With a major grant from the Henry Luce Foundation, the College created a Professorship in Human Rights and Journalism in 2003, filled by writers Ian Buruma and Mark Danner, to investigate the impact of new information and communications technologies on democracy and human rights.

 

hands-on experience

In the summers of 2003 and 2004 the Human Rights Project supported two
dozen student internships at organizations including Human Rights Watch,
WITNESS, New Hampshire Legal Assistance, Cultural Survival, the Moscow
bureau of the New York Times, the Cambodia Daily, Rape Crisis Cape Town,
and the Public Interest Law Initiative in Budapest.

HRP also sponsors individual students pursuing research abroad and at home. Students have visited Turkey, Mexico, The Hague, the Czech Republic, the Dominican Republic, and Washington DC.

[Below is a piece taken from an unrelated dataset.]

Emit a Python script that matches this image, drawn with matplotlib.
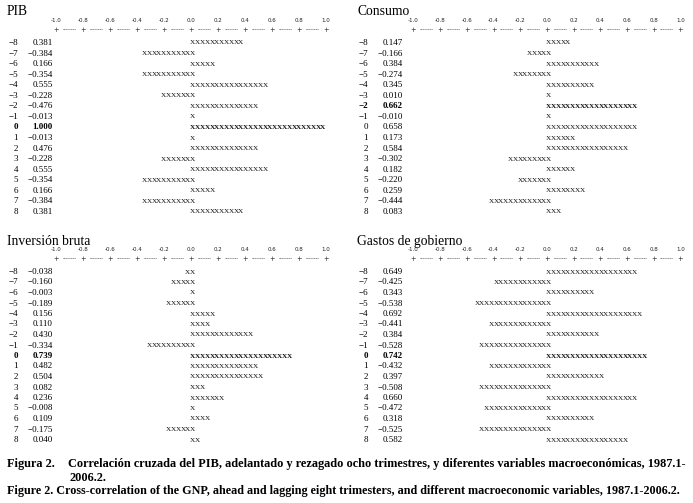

                                                                                        


ongoing projects

HRP serves as the anchor for two student-led projects: the Bard Prison Initiative, created by students and directed by a recent Bard graduate, which works to restore higher education in New York State prisons; and the Migrant Labor Project, which seeks to improve the conditions of migrant laborers and their families in New York State, particularly the Hudson Valley, through community and campus education, service, research, and advocacy work.

In addition, the Project has worked with the International Center for Transitional Justice in creating a complete Internet video archive and a digital videotape
archive of the trial of Slobodan Milosevic at the International Criminal Tribunal in The Hague.




events on campus
The Project provides an extensive public lecture and film series for the campus community, including presentations by leading human rights advocates, filmmakers, and scholars from around the world.
              


The Human Rights Project has received generous funding from the Andrew W. Mellon Foundation, the Glaser Progress Foundation, the Open Society Institute, the Henry R. Luce Foundation, and the International Center for Transitional Justice.